Tim: Amazing. So, shall we do-ce-do?

Tom: You lead.

Tim: Madam, it would be my honour.

The Killers – Runaways

I’ve got no complaints.

Tom: The Killers are known best for Mr. Brightside. Then they’ve got Somebody Told Me, which is almost as popular. Plus there’s When You Were Young, Human, Spaceman, All These Things I’ve Done and Read My Mind, in probable order of how likely someone is to remember them.

Tim: Something like that, yes, although Spaceman’s my favourite (so far, at least). Anyway, I’m sure you’d like to tell us what all this means, so apologies for interrupting.

Tom: What I’m saying is this: they’ve had a couple of killer tracks on every single album so far, albeit the big anthemic ones were both on the first album, eight years ago. This is the first single off the new album. Can they keep it going?

Tom: Yes. Yes they can. It’s not going to be a singalong club favourite, but it’s just as good as any of the tracks in that B-list I mentioned above. And when their B-list is this good, well, I’ve got no complaints.

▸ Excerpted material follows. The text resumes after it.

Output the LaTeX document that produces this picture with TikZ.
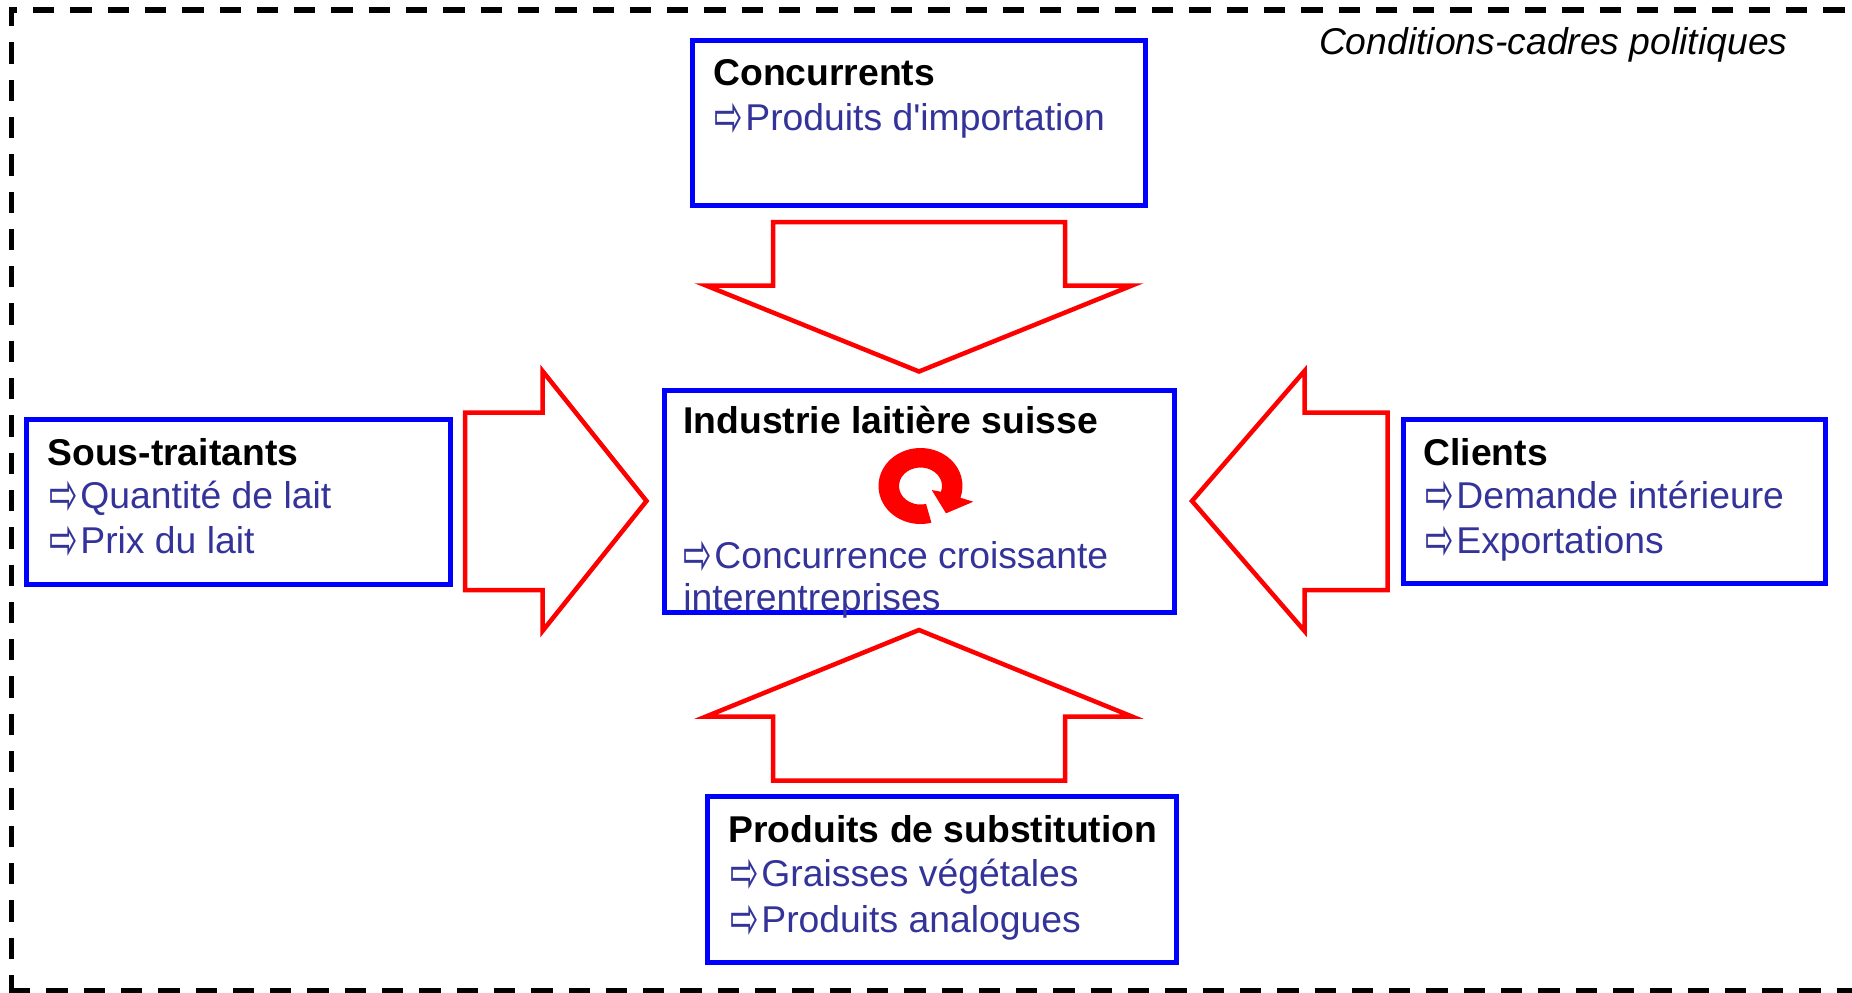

Tim: Me neither. It sounds vaguely like it could be a U2 track from their 1980s days, before they took a dip, what with all the lengthy yelling and instruments and stuff, and I like that a lot.

Tom: Well, maybe a couple of complaints. It wasn’t until that final chorus that I thought the song had properly ‘kicked in’, so I was rather surprised when it ended. A second listen solved that, though.

Tim: My main niggle is that I’d love the “we all just runaway” to keep going through the instrumental bars it leads into, because I have a tune in my head that would go brilliantly there. It goes “we’re all just runaways, runaways, dum daa dum”, although with actual words in the las three bits. Doesn’t that sound great?

Tom: Minor tweaks aside, I reckon they’ve got a solid single here, sounding fresh enough while remaining true to their original sound. Not many bands can say that, eight years on.